そもそも、わが国の国債の最長の満期は40年だが、国債市場の需給を踏まえて過半の満期は5年以下となっている。0.02%に下がったといえどもそれは10年満期の国債であり、その金利で固定されるのは最初の10年間だけである。
10年後に借り換えるときには当然そのときの金利で借り換えなければならない(満期が短ければ超低利の恩恵はもっと短期で終わる)。そのときにデフレが終わっていれば、今より高い金利で借り換えなければならない。
先を見越して国債残高を抑制できるか
マイナス金利導入はデフレ脱却が目的であることをすっかり忘れて、目先の超低利に飛びついて国債を増発しては、結局、将来にツケを回すことになる。また、目下、日銀が大量に国債を買い入れており、政府が国債を増発しても国民の負担にならないから財政出動してもよい、という見方も誤りである。このことは、東洋経済オンラインの本連載の拙稿「日銀が買う国債は、誰が責任を負うのか 異次元緩和の『都市伝説』のカラクリ」で述べており、そちらを参照されたい。
では、金利は上昇せず、マイナス金利導入によって生じた超低利で国債が将来も借り続けられると想定したらどうだろうか。この想定は物価上昇に伴う金利上昇がないと認めれば論理的だが、それはデフレから脱却できないことを認めたと言っても同然である。
一方、デフレから脱却してインフレの経済になったとき、金融政策によって国債金利を低く抑えられると思っていれば、それは誤りである。インフレの経済では、国債金利を無理やり低く抑えることは、できないか、できたとしても、マクロ経済において過度な悪影響が及ぶかのどちらかである。

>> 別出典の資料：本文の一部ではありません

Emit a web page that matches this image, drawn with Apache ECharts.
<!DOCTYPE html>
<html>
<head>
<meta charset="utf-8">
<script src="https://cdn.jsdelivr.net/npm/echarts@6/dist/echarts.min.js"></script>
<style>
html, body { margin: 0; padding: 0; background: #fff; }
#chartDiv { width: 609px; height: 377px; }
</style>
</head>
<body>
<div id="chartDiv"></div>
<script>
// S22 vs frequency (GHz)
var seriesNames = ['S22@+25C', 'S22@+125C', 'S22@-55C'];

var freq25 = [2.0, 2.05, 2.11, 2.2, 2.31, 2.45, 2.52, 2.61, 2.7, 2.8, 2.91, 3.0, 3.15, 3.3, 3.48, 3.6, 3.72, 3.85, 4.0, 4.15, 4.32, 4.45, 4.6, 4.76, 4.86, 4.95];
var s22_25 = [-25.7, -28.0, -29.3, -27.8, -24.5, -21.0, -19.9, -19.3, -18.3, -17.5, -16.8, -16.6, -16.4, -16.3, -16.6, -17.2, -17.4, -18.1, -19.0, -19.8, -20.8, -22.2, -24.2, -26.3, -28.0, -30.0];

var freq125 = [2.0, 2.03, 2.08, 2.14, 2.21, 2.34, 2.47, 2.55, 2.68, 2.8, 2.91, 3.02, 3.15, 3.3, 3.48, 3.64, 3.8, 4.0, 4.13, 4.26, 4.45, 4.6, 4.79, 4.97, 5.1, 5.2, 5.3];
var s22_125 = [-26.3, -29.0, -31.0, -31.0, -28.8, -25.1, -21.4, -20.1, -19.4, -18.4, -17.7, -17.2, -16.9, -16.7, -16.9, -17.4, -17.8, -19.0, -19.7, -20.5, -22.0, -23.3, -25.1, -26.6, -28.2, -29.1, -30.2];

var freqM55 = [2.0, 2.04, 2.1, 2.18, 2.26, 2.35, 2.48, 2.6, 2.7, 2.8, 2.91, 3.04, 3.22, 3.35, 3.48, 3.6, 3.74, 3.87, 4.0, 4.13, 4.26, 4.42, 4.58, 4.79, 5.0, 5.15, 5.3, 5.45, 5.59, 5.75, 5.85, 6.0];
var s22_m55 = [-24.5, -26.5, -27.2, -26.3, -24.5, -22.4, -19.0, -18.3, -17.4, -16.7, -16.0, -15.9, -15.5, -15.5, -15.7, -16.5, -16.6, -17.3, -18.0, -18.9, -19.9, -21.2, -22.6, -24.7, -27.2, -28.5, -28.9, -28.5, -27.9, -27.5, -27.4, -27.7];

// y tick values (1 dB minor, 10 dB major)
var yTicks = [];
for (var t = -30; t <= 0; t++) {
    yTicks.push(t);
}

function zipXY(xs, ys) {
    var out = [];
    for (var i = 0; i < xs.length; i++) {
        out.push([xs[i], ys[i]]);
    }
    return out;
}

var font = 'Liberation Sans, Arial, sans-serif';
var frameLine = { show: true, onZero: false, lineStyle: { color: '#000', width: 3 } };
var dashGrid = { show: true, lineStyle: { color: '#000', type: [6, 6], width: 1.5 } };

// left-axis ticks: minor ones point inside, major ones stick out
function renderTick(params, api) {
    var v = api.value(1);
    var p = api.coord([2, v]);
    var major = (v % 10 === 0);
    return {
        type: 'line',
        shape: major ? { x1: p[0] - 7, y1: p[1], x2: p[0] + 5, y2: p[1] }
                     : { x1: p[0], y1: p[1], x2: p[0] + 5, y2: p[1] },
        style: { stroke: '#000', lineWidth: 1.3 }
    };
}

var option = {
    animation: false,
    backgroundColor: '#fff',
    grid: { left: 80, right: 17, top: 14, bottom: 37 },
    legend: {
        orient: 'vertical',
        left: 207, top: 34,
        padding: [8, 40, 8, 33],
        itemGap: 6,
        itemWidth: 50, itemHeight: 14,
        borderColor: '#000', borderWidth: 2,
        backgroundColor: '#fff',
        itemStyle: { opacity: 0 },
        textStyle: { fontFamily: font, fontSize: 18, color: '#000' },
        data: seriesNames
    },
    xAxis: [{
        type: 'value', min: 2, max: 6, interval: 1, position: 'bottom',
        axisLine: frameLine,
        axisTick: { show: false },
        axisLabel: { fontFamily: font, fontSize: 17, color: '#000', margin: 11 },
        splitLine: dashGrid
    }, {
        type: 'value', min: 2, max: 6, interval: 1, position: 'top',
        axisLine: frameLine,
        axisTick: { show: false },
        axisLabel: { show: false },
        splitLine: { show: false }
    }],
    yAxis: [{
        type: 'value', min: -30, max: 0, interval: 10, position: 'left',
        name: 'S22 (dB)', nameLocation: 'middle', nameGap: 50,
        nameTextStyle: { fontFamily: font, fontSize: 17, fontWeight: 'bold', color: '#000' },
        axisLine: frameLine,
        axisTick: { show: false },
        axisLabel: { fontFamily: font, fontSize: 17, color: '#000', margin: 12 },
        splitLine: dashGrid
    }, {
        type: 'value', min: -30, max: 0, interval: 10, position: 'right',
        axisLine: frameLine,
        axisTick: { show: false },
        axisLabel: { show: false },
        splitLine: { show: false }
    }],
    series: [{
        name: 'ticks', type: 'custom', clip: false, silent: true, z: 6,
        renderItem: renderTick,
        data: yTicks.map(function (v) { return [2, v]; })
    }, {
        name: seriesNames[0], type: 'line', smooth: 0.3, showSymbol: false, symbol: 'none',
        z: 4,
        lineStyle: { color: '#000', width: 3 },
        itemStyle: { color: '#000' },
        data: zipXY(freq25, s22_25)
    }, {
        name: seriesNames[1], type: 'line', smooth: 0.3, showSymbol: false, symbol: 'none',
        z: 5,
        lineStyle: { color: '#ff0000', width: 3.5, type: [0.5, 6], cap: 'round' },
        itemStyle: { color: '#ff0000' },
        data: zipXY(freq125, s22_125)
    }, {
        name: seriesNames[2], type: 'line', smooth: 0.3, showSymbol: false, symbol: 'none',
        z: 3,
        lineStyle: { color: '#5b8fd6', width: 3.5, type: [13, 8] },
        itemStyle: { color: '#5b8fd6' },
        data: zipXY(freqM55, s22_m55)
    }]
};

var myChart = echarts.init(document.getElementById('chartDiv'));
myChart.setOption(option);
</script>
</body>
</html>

デフレから脱却できれば、基本的には物価上昇圧力が大なり小なり作用する経済となる。そうした中で、統制経済や計画経済ではなく、市場経済において、物価上昇を金利に反映させるのが当然で、その金利上昇圧力を政策的に押さえつければ、その分金融政策は過剰に緩和的にせざるをえない。物価が過剰に上昇して消費者が損失を被るか、賃金上昇が(一時的であれ)物価上昇に追い付かず労働者が損失を被るか、債権の実質価値が目減りして債権者が損失を被るか、いずれかが起きる。万一金利上昇を政策的に抑制できても、よいことはない。

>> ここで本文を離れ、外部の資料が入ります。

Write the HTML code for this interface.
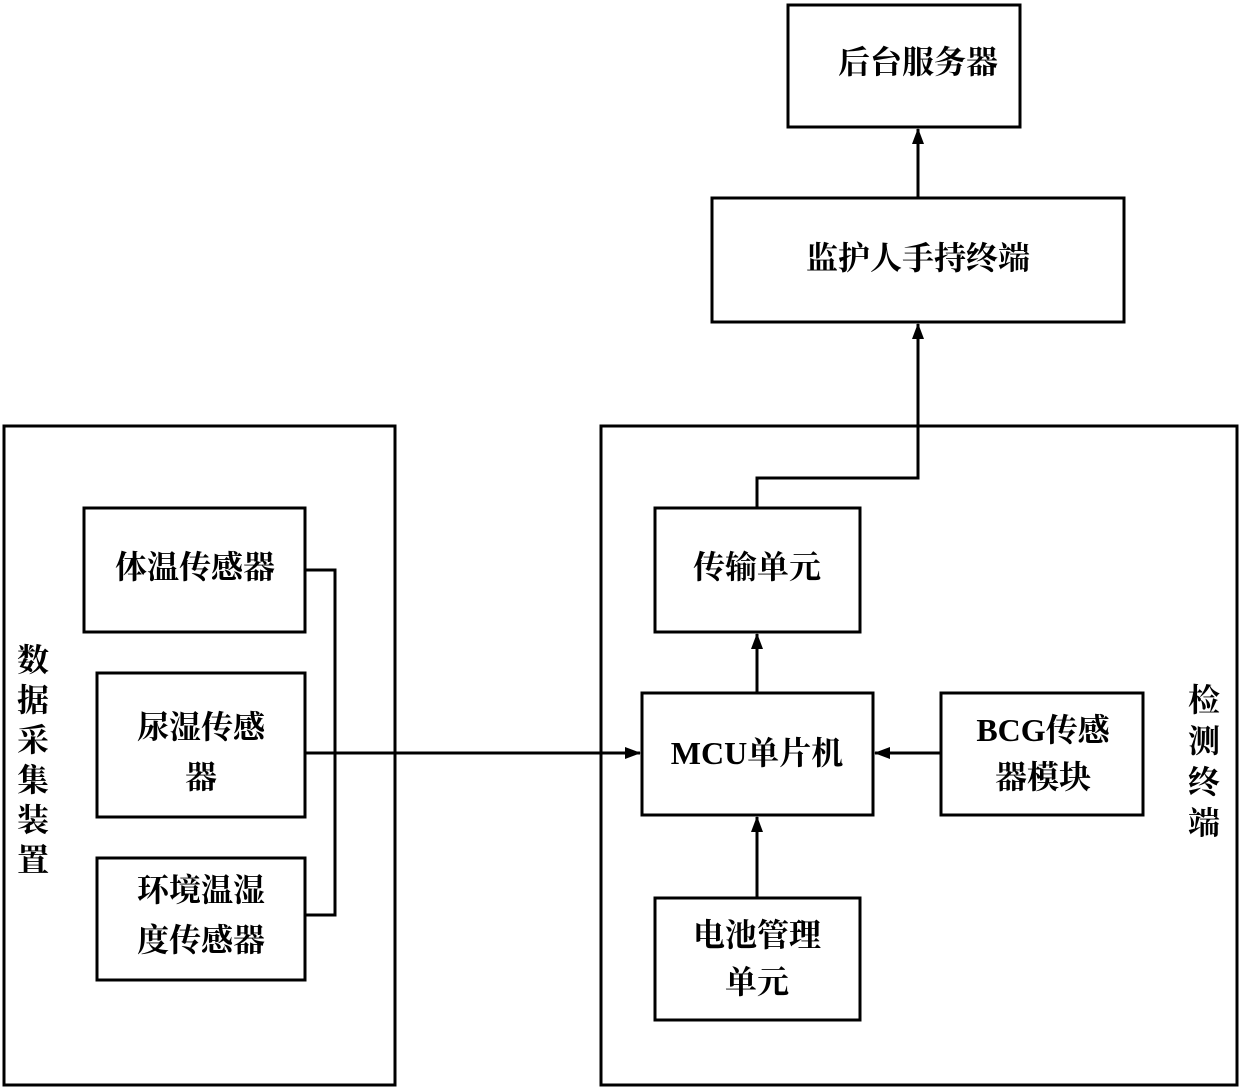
<!DOCTYPE html>
<html><head><meta charset="utf-8"><style>
html,body{margin:0;padding:0;background:#fff;}
svg{display:block;}
text{font-family:"Liberation Serif","Noto Serif CJK SC",serif;font-weight:bold;font-size:32px;fill:#000;text-anchor:middle;dominant-baseline:central;}
</style></head><body>
<svg width="1240" height="1089" viewBox="0 0 1240 1089" xmlns="http://www.w3.org/2000/svg">
<defs><marker id="a" markerWidth="10" markerHeight="10" refX="9" refY="5" orient="auto" markerUnits="userSpaceOnUse"><path d="M0,0 L10,5 L0,10 z" fill="#000"/></marker>
<marker id="b" markerWidth="16" markerHeight="16" refX="15" refY="8" orient="auto" markerUnits="userSpaceOnUse"><path d="M0,2 L16,8 L0,14 z" fill="#000"/></marker></defs>
<g fill="none" stroke="#000" stroke-width="3">
<rect x="788" y="5" width="232" height="122"/>
<rect x="712" y="198" width="412" height="124"/>
<rect x="4" y="426" width="391" height="659"/>
<rect x="601" y="426" width="636" height="659"/>
<rect x="84" y="508" width="221" height="124"/>
<rect x="97" y="673" width="208" height="144"/>
<rect x="97" y="858" width="208" height="122"/>
<rect x="655" y="508" width="205" height="124"/>
<rect x="642" y="693" width="231" height="122"/>
<rect x="941" y="693" width="202" height="122"/>
<rect x="655" y="898" width="205" height="122"/>
<polyline points="305,570 335,570 335,915 305,915"/>
<line x1="305" y1="753" x2="640" y2="753" marker-end="url(#b)"/>
<line x1="941" y1="753" x2="875" y2="753" marker-end="url(#b)"/>
<line x1="757" y1="898" x2="757" y2="817" marker-end="url(#b)"/>
<line x1="757" y1="693" x2="757" y2="634" marker-end="url(#b)"/>
<polyline points="757,508 757,478 918,478 918,324" marker-end="url(#b)"/>
<line x1="918" y1="198" x2="918" y2="129" marker-end="url(#b)"/>
</g>
<text x="918" y="62">后台服务器</text>
<text x="918" y="258">监护人手持终端</text>
<text x="195" y="567">体温传感器</text>
<text x="201" y="727">尿湿传感</text>
<text x="201" y="777">器</text>
<text x="201" y="890">环境温湿</text>
<text x="201" y="940">度传感器</text>
<text x="757" y="567">传输单元</text>
<text x="757" y="753">MCU单片机</text>
<text x="1043" y="730">BCG传感</text>
<text x="1043" y="777">器模块</text>
<text x="757" y="935">电池管理</text>
<text x="757" y="982">单元</text>
<text x="33" y="660">数</text><text x="33" y="700">据</text><text x="33" y="740">采</text><text x="33" y="780">集</text><text x="33" y="820">装</text><text x="33" y="860">置</text>
<text x="1204" y="700">检</text><text x="1204" y="741">测</text><text x="1204" y="782">终</text><text x="1204" y="823">端</text>
</svg>
</body></html>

こう考えれば、目先の金利低下に惑わされて国債を増発しても、デフレ脱却を目指すのだから、(少なくとも物価上昇分の)将来の金利上昇は避けられない。そのことを見越して国債残高をできる限り抑制しないと、デフレ脱却後に過剰な負担を負わされる羽目になる。ここが、マイナス金利導入の先を見越したキーポイントである。